* GIVEN INFORMATION
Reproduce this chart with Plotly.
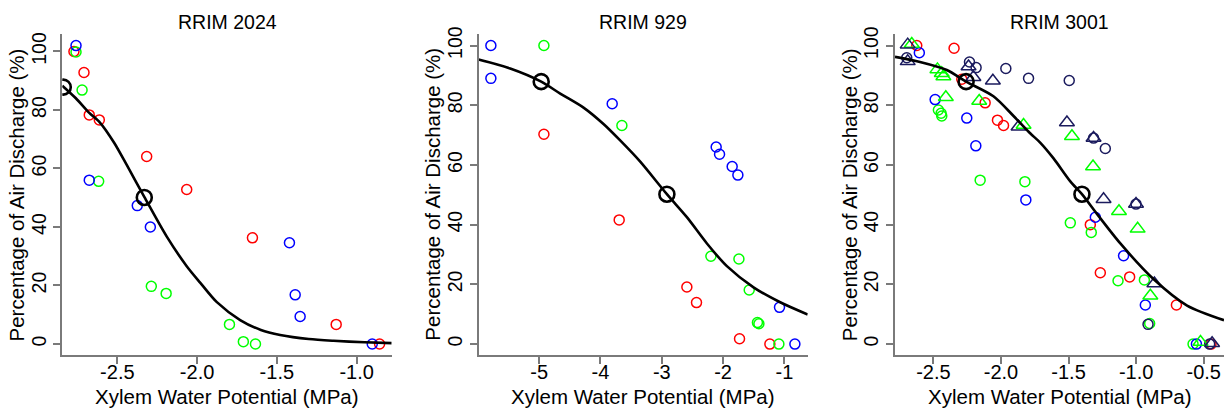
import plotly.graph_objects as go

W, H = 1225, 412

# ---------------- DATA ----------------
titles = ["RRIM 2024", "RRIM 929", "RRIM 3001"]
x_title = "Xylem Water Potential (MPa)"
y_title = "Percentage of Air Discharge (%)"

# Panel 1 : RRIM 2024
p1_red_x = [-2.772, -2.709, -2.676, -2.613, -2.316, -2.065, -1.653, -1.128, -0.856]
p1_red_y = [100.0, 92.8, 78.3, 76.6, 64.1, 52.8, 36.3, 6.7, 0.0]
p1_green_x = [-2.759, -2.721, -2.617, -2.287, -2.194, -1.797, -1.710, -1.634]
p1_green_y = [99.8, 86.8, 55.6, 19.7, 17.3, 6.7, 0.8, 0.0]
p1_blue_x = [-2.759, -2.676, -2.375, -2.293, -1.421, -1.385, -1.354, -0.902]
p1_blue_y = [102.0, 56.0, 47.3, 40.0, 34.6, 16.8, 9.4, 0.0]
p1_key_x = [-2.839, -2.331]
p1_key_y = [87.8, 50.1]
p1_fit_x = [-2.845, -2.760, -2.676, -2.609, -2.520, -2.441, -2.331, -2.190, -2.065,
            -1.981, -1.876, -1.730, -1.600, -1.479, -1.300, -1.145, -0.950, -0.780]
p1_fit_y = [88.3, 84.0, 79.0, 75.7, 68.8, 61.2, 50.3, 36.7, 26.6,
            21.0, 14.3, 8.2, 4.8, 3.1, 1.7, 1.1, 0.6, 0.3]

# Panel 2 : RRIM 929
p2_red_x = [-4.923, -3.695, -2.591, -2.434, -1.732, -1.237]
p2_red_y = [70.3, 41.6, 19.1, 13.9, 1.8, 0.0]
p2_green_x = [-4.923, -3.651, -2.199, -1.742, -1.574, -1.440, -1.416, -1.090]
p2_green_y = [100.0, 73.2, 29.4, 28.5, 18.1, 7.2, 6.8, 0.0]
p2_blue_x = [-5.788, -5.788, -3.809, -2.113, -2.058, -1.852, -1.759, -1.080, -0.829]
p2_blue_y = [100.0, 89.0, 80.5, 66.0, 63.6, 59.5, 56.6, 12.3, 0.0]
p2_key_x = [-4.967, -2.917]
p2_key_y = [87.9, 50.2]
p2_fit_x = [-5.990, -5.473, -4.967, -4.657, -4.277, -3.951, -3.679, -3.352, -2.917,
            -2.591, -2.264, -1.938, -1.504, -1.069, -0.620]
p2_fit_y = [95.3, 92.3, 87.9, 83.9, 79.2, 73.7, 68.2, 61.1, 50.2,
            42.5, 33.7, 26.1, 19.0, 14.0, 9.9]

# Panel 3 : RRIM 3001
p3_red_x = [-2.623, -2.347, -2.290, -2.117, -2.026, -1.981, -1.339, -1.265, -1.048, -0.702, -0.446]
p3_red_y = [100.0, 99.1, 88.7, 80.8, 75.0, 73.2, 40.0, 23.9, 22.5, 13.1, 0.0]
p3_green_x = [-2.463, -2.443, -2.438, -2.154, -1.823, -1.487, -1.332, -1.134, -0.939, -0.900, -0.579]
p3_green_y = [78.4, 77.3, 76.4, 54.9, 54.4, 40.6, 37.4, 21.2, 21.5, 6.9, 0.0]
p3_blue_x = [-2.604, -2.487, -2.253, -2.186, -1.816, -1.302, -1.093, -0.932, -0.554]
p3_blue_y = [97.6, 81.9, 75.7, 66.4, 48.3, 42.5, 29.6, 13.1, 0.0]
p3_navy_x = [-2.697, -2.233, -2.184, -1.964, -1.796, -1.495, -1.315, -1.228, -1.001, -0.912, -0.456]
p3_navy_y = [95.9, 94.5, 92.6, 92.3, 89.0, 88.3, 69.0, 65.5, 46.9, 6.6, 0.0]
p3_gtri_x = [-2.660, -2.470, -2.438, -2.426, -2.408, -2.161, -1.833, -1.475, -1.319, -1.127, -0.989, -0.895, -0.524]
p3_gtri_y = [100.5, 92.0, 90.7, 89.6, 82.7, 81.4, 73.4, 69.6, 59.5, 44.5, 38.6, 16.2, 0.7]
p3_ntri_x = [-2.690, -2.690, -2.240, -2.204, -2.060, -1.870, -1.512, -1.315, -1.241, -1.001, -0.865, -0.438]
p3_ntri_y = [100.3, 94.7, 93.0, 89.4, 88.2, 72.8, 74.2, 69.0, 48.5, 46.9, 20.3, 0.3]
p3_key_x = [-2.258, -1.401]
p3_key_y = [87.9, 50.2]
p3_fit_x = [-2.784, -2.599, -2.401, -2.258, -2.056, -1.907, -1.784, -1.710, -1.611,
            -1.487, -1.401, -1.290, -1.117, -0.870, -0.623, -0.350]
p3_fit_y = [96.2, 94.5, 91.8, 87.9, 83.0, 76.4, 70.6, 67.5, 62.2,
            54.5, 50.2, 43.6, 33.7, 21.7, 12.9, 8.0]

x_ticks = [[-2.5, -2.0, -1.5, -1.0], [-5, -4, -3, -2, -1], [-2.5, -2.0, -1.5, -1.0, -0.5]]
x_ticktext = [["-2.5", "-2.0", "-1.5", "-1.0"], ["-5", "-4", "-3", "-2", "-1"],
              ["-2.5", "-2.0", "-1.5", "-1.0", "-0.5"]]
y_ticks = [0, 20, 40, 60, 80, 100]
y_ticktext = ["0", "20", "40", "60", "80", "100"]

x_ranges = [[-2.845, -0.78], [-5.99, -0.62], [-2.784, -0.35]]
y_ranges = [[-3.8, 105.9], [-3.7, 103.8], [-3.7, 103.8]]

# ---------------- STYLE ----------------
RED, GREEN, BLUE, NAVY = "#FF0000", "#00FF00", "#0000FF", "#1B1B5E"
FONT = "Liberation Sans, Arial, sans-serif"
AXCOL = "#7a7a7a"

# pixel layout of each plot region (left, right), top, bottom
px_lr = [(62.3, 391.7), (478.5, 807.7), (895.0, 1224.0)]
py_top, py_bot = 26.7, 354.0

fig = go.Figure()


def add_pts(k, xs, ys, color, symbol="circle-open", size=10):
    ax = "" if k == 0 else str(k + 1)
    fig.add_trace(go.Scatter(
        x=xs, y=ys, mode="markers", xaxis="x" + ax, yaxis="y" + ax,
        marker=dict(symbol=symbol, size=size, color=color, line=dict(color=color, width=1.5)),
        showlegend=False, hoverinfo="x+y"))


def add_fit(k, xs, ys, kx, ky):
    ax = "" if k == 0 else str(k + 1)
    fig.add_trace(go.Scatter(
        x=xs, y=ys, mode="lines", xaxis="x" + ax, yaxis="y" + ax,
        line=dict(color="black", width=2.6, shape="spline", smoothing=0.8),
        showlegend=False))
    fig.add_trace(go.Scatter(
        x=kx, y=ky, mode="markers", xaxis="x" + ax, yaxis="y" + ax,
        marker=dict(symbol="circle-open", size=15, color="black", line=dict(color="black", width=2.6)),
        showlegend=False))


# panel 1
add_pts(0, p1_red_x, p1_red_y, RED)
add_pts(0, p1_green_x, p1_green_y, GREEN)
add_pts(0, p1_blue_x, p1_blue_y, BLUE)
add_fit(0, p1_fit_x, p1_fit_y, p1_key_x, p1_key_y)
# panel 2
add_pts(1, p2_red_x, p2_red_y, RED)
add_pts(1, p2_green_x, p2_green_y, GREEN)
add_pts(1, p2_blue_x, p2_blue_y, BLUE)
add_fit(1, p2_fit_x, p2_fit_y, p2_key_x, p2_key_y)
# panel 3
add_pts(2, p3_red_x, p3_red_y, RED)
add_pts(2, p3_green_x, p3_green_y, GREEN)
add_pts(2, p3_blue_x, p3_blue_y, BLUE)
add_pts(2, p3_navy_x, p3_navy_y, NAVY)
add_pts(2, p3_gtri_x, p3_gtri_y, GREEN, "triangle-up-open", 13)
add_pts(2, p3_ntri_x, p3_ntri_y, NAVY, "triangle-up-open", 13)
add_fit(2, p3_fit_x, p3_fit_y, p3_key_x, p3_key_y)

layout = dict(
    width=W, height=H,
    margin=dict(l=0, r=0, t=0, b=0),
    paper_bgcolor="white", plot_bgcolor="white",
    font=dict(family=FONT, color="black", size=20),
    showlegend=False,
)

annotations = []
for k in range(3):
    ax = "" if k == 0 else str(k + 1)
    l, r = px_lr[k]
    layout["xaxis" + ax] = dict(
        domain=[l / W, r / W], range=x_ranges[k], anchor="y" + ax,
        showgrid=False, zeroline=False, showline=True, linecolor=AXCOL, linewidth=2,
        ticks="outside", ticklen=7, tickwidth=1.5, tickcolor=AXCOL,
        tickvals=x_ticks[k], ticktext=x_ticktext[k], ticklabelstandoff=-9,
        tickfont=dict(family=FONT, size=20, color="black"), fixedrange=True)
    layout["yaxis" + ax] = dict(
        domain=[1 - py_bot / H, 1 - py_top / H], range=y_ranges[k], anchor="x" + ax,
        showgrid=False, zeroline=False, showline=True, linecolor=AXCOL, linewidth=2,
        ticks="outside", ticklen=7, tickwidth=1.5, tickcolor=AXCOL,
        tickvals=y_ticks, ticktext=y_ticktext, tickangle=-90,
        tickfont=dict(family=FONT, size=19.5, color="black"), fixedrange=True)
    cx = (l + r) / 2
    annotations.append(dict(text=titles[k], x=cx / W, y=1 - 14 / H, xref="paper", yref="paper",
                            xanchor="center", yanchor="middle", showarrow=False,
                            font=dict(family=FONT, size=19.5, color="black")))
    annotations.append(dict(text=x_title, x=cx / W, y=1 - 396 / H, xref="paper", yref="paper",
                            xanchor="center", yanchor="middle", showarrow=False,
                            font=dict(family=FONT, size=20.5, color="black")))
    annotations.append(dict(text=y_title, x=(l - 45.5) / W, y=1 - ((py_top + py_bot) / 2) / H,
                            xref="paper", yref="paper", textangle=-90,
                            xanchor="center", yanchor="middle", showarrow=False,
                            font=dict(family=FONT, size=20.5, color="black")))

layout["annotations"] = annotations
fig.update_layout(**layout)
fig.write_html("out.html", config={"displayModeBar": False, "responsive": False})

# remove the default page margin so the figure sits at the window's top-left corner
with open("out.html", "r", encoding="utf-8") as f:
    html = f.read()
html = html.replace("<head>", "<head><style>html,body{margin:0;padding:0;overflow:hidden;}</style>", 1)
with open("out.html", "w", encoding="utf-8") as f:
    f.write(html)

* STATED TASK
Please take the lines from the beginning of the data above through the line holding "of Air Discharge" and transcribe them exactly, without any pictures.

* EXERCISE OUTPUT
Reproduce this chart with Plotly.
import plotly.graph_objects as go

W, H = 1225, 412

# ---------------- DATA ----------------
titles = ["RRIM 2024", "RRIM 929", "RRIM 3001"]
x_title = "Xylem Water Potential (MPa)"
y_title = "Percentage of Air Discharge (%)"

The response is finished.